Dollar Tree: Don’t Buy Yet – Improving Valuation Amid Macro Risks

Dollar Tree Stores To Add Hundreds Of New Locations Throughout U.S. This Year

Scott Olson

All eyes will be on the consumer in 2023. With robust retail sales numbers in recent months, but dwindling excess savings from the pandemic, the U.S. Personal Saving Rate has collapsed to decade-plus lows. The hope is that a soft landing in the labor market will help cushion the blow of potential monthly job losses next year – small net retractions in the NFP numbers would be acceptable compared to steep labor market declines seen in past recessions. As it stands, consumers keep spending, but there are signs of trading down to lower-cost retailers.

Dollar Tree (NASDAQ:DLTR) reported strong results on Tuesday, but tepid guidance and rising costs are big risks. Is the stock a buy now? Let’s browse the aisles.

Consumer In Focus: Saving Rate Down, Excess Savings Falling Hard

Consumer In Focus: Saving Rate Down, Excess Savings Falling Hard

Goldman Sachs Investment Research

According to Bank of America Global Research, Dollar Tree is one of the largest dollar store chains in the United States, with over $25 billion in revenues in 2020. The company operates 15,685 stores in 48 US states and five provinces in Canada under the Dollar Tree, Family Dollar, and Dollar Tree Canada banners, and stores carry an assortment of consumables, general merchandise, and seasonal products.

The Virginia-based $6.9 billion market cap General Merchandise Stores industry company within the Consumer Discretionary sector trades at a high 22.0 trailing 12-month GAAP price-to-earnings ratio and does not pay a dividend, according to The Wall Street Journal.

The firm reported beats on the top and bottom lines on Tuesday morning, but shares traded sharply lower as cost pressures persist with the well-known dollar(ish) store. Weak earnings guidance was also a bearish culprit.

Dollar Tree has significant near-term headwinds from rising labor costs to higher shipping rates to traffic recovery headwinds. Inflation and a weakening consumer are not positive trends, despite the natural and obvious trade-down effect among middle-income families.

Further downside risks include growing competition from other dollar stores and discount retailers – particularly in the dog-eat-dog food retail area. SNAP benefit cuts is a concern, too. Upside potential, though, stems from better same-store sales growth, improved margins due to category spending shifts, and even a loosening of tariffs.

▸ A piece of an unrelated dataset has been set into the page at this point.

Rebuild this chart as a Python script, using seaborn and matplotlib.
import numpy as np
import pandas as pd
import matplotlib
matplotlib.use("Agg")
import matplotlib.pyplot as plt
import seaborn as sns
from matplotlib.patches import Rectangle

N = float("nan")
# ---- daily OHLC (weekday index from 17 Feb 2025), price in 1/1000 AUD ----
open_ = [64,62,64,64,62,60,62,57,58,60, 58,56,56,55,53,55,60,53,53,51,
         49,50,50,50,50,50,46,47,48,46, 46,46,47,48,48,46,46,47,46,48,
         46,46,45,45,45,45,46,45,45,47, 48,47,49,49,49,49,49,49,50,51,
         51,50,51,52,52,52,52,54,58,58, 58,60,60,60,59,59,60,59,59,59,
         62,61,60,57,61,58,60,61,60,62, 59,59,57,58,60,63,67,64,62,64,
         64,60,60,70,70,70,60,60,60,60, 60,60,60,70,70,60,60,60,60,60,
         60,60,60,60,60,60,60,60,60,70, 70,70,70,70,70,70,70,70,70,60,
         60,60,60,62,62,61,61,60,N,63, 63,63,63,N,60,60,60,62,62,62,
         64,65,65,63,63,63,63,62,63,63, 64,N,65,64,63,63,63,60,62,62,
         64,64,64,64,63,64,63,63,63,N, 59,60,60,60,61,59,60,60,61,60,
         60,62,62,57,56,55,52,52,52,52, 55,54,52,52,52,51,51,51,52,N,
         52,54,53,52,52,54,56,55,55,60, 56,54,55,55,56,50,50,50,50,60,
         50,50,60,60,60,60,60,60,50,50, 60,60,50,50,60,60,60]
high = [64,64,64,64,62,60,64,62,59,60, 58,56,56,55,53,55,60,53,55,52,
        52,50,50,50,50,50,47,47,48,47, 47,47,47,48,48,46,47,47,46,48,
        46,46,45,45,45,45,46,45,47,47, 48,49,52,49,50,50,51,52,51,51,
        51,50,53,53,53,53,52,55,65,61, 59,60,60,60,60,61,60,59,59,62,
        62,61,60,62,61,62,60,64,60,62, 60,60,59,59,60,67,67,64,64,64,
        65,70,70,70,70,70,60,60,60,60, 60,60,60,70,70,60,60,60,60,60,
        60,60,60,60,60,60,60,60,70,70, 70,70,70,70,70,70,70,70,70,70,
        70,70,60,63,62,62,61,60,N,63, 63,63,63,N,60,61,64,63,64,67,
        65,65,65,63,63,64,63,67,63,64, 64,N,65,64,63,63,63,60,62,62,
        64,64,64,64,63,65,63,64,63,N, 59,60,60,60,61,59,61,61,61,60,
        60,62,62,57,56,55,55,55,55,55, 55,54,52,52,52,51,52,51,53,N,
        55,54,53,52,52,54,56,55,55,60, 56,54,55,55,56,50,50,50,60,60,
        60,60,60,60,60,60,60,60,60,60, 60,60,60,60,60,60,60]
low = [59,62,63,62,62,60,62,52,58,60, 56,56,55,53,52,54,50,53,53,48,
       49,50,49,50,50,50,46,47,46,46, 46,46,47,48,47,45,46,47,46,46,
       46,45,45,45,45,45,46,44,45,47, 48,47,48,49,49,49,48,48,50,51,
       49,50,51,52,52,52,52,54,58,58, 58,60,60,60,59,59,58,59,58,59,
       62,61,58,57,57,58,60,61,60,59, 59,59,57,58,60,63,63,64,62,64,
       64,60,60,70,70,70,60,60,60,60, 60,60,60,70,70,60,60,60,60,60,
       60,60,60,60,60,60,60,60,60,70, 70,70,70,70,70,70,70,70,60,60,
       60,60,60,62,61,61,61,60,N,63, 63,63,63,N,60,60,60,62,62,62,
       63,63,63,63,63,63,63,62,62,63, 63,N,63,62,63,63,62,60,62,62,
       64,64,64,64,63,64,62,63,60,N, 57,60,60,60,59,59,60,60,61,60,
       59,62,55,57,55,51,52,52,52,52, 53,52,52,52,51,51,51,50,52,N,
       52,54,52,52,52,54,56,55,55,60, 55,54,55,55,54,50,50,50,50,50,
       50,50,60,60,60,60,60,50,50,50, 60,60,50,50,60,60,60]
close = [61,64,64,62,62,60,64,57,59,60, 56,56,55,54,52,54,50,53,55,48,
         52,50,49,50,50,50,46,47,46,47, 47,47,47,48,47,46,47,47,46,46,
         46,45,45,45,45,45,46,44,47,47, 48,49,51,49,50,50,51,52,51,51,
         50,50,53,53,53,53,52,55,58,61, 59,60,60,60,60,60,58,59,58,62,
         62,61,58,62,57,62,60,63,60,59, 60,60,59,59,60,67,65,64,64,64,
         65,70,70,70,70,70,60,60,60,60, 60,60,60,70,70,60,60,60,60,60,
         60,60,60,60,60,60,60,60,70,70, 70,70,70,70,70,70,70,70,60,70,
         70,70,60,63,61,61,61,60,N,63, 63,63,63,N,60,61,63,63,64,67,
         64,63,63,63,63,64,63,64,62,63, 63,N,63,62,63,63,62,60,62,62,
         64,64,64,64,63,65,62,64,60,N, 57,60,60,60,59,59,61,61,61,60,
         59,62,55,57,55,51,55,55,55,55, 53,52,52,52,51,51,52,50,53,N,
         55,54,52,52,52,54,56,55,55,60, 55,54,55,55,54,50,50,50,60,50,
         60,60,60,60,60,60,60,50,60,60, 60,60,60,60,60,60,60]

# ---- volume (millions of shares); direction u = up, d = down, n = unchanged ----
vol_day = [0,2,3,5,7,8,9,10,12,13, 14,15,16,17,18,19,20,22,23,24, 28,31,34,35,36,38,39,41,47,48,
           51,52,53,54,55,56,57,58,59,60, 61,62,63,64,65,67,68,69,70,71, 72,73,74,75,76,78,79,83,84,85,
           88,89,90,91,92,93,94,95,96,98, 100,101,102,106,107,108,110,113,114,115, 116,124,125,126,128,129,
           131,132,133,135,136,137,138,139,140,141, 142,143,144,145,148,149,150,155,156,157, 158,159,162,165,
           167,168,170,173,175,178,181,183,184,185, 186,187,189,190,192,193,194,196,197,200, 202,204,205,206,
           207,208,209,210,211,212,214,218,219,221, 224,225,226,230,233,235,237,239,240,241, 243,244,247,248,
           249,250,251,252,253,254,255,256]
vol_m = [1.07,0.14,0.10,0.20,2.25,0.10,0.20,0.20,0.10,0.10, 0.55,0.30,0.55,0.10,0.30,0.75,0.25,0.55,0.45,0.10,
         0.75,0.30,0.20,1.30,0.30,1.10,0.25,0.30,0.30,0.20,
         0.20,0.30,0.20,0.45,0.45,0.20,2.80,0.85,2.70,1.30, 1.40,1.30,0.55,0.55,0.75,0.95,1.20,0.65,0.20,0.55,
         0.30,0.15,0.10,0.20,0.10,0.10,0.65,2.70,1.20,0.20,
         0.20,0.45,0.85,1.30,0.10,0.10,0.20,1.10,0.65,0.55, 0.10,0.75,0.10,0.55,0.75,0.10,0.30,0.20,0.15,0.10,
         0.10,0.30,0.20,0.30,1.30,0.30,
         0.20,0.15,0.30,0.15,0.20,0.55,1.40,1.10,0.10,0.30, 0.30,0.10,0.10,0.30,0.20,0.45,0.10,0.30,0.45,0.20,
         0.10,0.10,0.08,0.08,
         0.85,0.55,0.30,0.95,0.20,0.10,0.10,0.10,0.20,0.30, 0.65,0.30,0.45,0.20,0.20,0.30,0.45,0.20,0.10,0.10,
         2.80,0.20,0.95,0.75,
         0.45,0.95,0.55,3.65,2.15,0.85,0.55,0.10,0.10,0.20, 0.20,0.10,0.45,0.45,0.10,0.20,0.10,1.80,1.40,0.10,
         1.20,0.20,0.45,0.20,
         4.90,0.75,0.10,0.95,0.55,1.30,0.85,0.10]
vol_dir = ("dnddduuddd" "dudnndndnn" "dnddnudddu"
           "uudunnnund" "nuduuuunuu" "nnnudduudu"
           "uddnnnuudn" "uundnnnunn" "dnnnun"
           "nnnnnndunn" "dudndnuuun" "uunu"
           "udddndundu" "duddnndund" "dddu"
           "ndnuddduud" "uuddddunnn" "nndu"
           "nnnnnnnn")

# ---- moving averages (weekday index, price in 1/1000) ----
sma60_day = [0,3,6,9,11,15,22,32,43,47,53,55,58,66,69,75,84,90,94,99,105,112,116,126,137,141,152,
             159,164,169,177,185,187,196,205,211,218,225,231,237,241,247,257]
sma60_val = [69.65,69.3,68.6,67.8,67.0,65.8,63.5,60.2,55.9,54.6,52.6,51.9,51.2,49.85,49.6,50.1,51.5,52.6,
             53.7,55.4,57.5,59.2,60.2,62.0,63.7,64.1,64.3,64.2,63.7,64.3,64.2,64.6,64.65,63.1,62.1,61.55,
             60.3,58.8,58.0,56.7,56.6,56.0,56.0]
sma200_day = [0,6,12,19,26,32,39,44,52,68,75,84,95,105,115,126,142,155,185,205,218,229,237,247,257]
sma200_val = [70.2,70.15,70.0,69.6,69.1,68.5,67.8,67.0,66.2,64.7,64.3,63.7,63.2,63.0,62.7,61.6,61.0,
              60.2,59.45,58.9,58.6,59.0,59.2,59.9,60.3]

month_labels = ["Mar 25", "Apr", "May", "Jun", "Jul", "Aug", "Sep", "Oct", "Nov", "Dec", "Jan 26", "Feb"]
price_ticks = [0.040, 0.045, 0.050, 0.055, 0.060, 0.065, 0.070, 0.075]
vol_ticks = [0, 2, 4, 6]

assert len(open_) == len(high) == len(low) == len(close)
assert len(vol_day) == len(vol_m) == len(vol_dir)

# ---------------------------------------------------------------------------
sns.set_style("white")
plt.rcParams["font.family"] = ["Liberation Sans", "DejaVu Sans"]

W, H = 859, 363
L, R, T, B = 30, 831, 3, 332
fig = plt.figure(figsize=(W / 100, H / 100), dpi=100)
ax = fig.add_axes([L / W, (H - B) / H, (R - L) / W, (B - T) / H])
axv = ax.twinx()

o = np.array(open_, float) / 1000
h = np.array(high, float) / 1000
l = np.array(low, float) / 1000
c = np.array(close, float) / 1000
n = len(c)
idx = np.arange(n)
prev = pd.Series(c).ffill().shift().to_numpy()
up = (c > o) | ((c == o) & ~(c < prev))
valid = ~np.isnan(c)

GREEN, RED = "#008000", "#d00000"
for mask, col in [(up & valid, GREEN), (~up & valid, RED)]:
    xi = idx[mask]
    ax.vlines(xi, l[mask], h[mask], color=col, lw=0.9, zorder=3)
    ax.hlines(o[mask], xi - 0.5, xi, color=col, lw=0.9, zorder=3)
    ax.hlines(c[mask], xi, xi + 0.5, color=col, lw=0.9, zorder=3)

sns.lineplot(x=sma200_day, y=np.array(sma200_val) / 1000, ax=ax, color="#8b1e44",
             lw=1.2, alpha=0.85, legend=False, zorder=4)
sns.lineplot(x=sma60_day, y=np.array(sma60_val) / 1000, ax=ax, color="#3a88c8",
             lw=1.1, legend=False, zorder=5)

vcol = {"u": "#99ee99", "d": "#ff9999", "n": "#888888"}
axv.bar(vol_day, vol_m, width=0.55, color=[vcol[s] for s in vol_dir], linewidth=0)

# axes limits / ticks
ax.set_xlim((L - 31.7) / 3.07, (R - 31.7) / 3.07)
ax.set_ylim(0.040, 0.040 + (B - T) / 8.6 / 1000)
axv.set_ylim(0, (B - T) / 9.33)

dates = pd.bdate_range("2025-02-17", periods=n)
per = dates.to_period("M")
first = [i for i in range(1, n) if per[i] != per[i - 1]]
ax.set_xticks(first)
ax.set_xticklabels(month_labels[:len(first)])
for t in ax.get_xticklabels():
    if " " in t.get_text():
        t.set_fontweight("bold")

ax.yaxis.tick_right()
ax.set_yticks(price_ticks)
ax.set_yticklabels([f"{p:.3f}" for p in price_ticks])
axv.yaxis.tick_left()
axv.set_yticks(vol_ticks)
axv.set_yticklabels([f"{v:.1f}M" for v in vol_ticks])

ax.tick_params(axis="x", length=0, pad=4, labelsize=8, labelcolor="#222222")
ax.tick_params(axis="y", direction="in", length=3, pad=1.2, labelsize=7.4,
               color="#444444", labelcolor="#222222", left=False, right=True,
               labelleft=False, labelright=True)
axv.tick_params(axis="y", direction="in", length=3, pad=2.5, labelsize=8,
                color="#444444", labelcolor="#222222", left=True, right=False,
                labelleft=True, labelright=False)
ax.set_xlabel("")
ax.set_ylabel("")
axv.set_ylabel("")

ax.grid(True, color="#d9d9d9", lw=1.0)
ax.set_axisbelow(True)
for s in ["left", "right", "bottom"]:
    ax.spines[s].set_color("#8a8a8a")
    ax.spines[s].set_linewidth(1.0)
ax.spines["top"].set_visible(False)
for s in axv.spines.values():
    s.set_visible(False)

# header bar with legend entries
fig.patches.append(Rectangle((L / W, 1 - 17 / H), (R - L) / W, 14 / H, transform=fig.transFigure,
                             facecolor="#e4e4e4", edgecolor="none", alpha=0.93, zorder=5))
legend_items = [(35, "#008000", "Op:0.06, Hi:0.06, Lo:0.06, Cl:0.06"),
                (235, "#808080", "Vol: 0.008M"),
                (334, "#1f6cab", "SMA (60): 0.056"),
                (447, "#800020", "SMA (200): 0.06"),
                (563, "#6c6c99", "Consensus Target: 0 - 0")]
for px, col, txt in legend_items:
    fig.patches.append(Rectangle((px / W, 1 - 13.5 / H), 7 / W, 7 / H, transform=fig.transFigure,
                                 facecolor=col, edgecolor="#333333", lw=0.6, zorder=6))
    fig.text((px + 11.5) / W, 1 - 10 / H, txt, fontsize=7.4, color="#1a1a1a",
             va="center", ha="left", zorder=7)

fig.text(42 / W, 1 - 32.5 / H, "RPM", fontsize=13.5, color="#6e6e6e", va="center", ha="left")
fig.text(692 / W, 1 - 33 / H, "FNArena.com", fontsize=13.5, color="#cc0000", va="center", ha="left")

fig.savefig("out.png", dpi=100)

On valuation, analysts at BofA see earnings having grown below the rate of inflation in 2022, but then a sharp acceleration is seen next year along with robust per share profit growth in 2024 and 2025. The Bloomberg consensus forecast is even more sanguine on EPS in the next two years.

Still, both the operating and GAAP P/Es remain at a premium to the market, though in line with the richly valued Consumer Discretionary sector. DLTR’s EV/EBITDA is also high, but the firm is free cash flow positive. The firm’s forward PEG ratio is 1.2, significantly below its 5-year average of 2.0. Overall, the valuation is good considering its growth prospects.

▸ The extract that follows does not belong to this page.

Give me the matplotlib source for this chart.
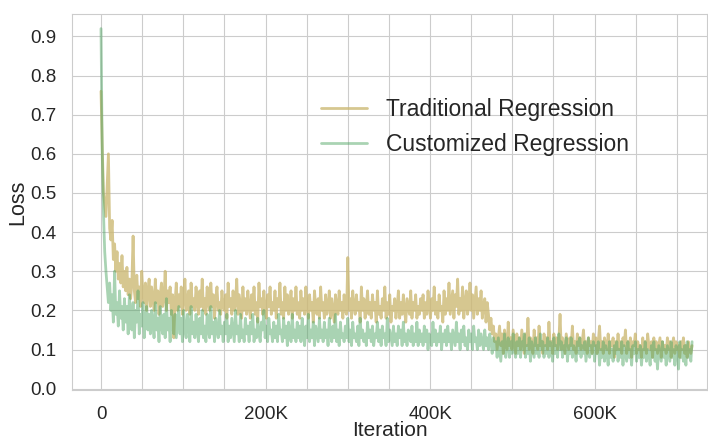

Dollar Tree: Earnings, Valuation, Free Cash Flow Forecasts

Dollar Tree: Earnings, Valuation, Free Cash Flow Forecasts

BofA Global Research

Looking ahead, corporate event data provided by Wall Street Horizon show an unconfirmed Q4 2022 earnings date of Wednesday, March 1 BMO. The calendar is light until that event, however.

Corporate Event Calendar

Corporate Event Calendar

Wall Street Horizon

The Technical Take

DLTR has a messy, rangebound chart in the last year. But that’s not necessarily a bad thing in this weak year for the broad market and, specifically, the Consumer Discretionary sector.

I see resistance at a downtrend line off the April high – shares met sellers there in July and again just in November before its Q3 earnings results hit the tape. There is support, though, at $134 (and the longer-term chart shows an impressive zone around $120 that should hold up).

Overall, I would like to see the stock breakout above the $170 level and make new all-time highs above $177 to help solidify a new bullish move. Until then, the stock is simply meandering in a broad range with volatility. I’d look to buy the dip on a move to $140 – notice the high volume-by-price that begins there. A sell-stop order below $134 would make sense for a favorable risk/reward. Profits should be taken on an approach of the mid-$160s.

DLTR: Shares Consolidating, But Still Outperforming The Broad Market

DLTR: Shares Consolidating, But Still Outperforming The Broad Market

StockCharts.com

The Bottom Line

I like DLTR valuation here given the growth outlook, but major macro risks pose a threat to earnings next year. It might be too soon to buy the stock, but buying on weakness over the next six months could prove to be a good play. The PEG ratio is attractive. The chart, though, is simply in consolidation mode. I’d wait for a breakout before getting long.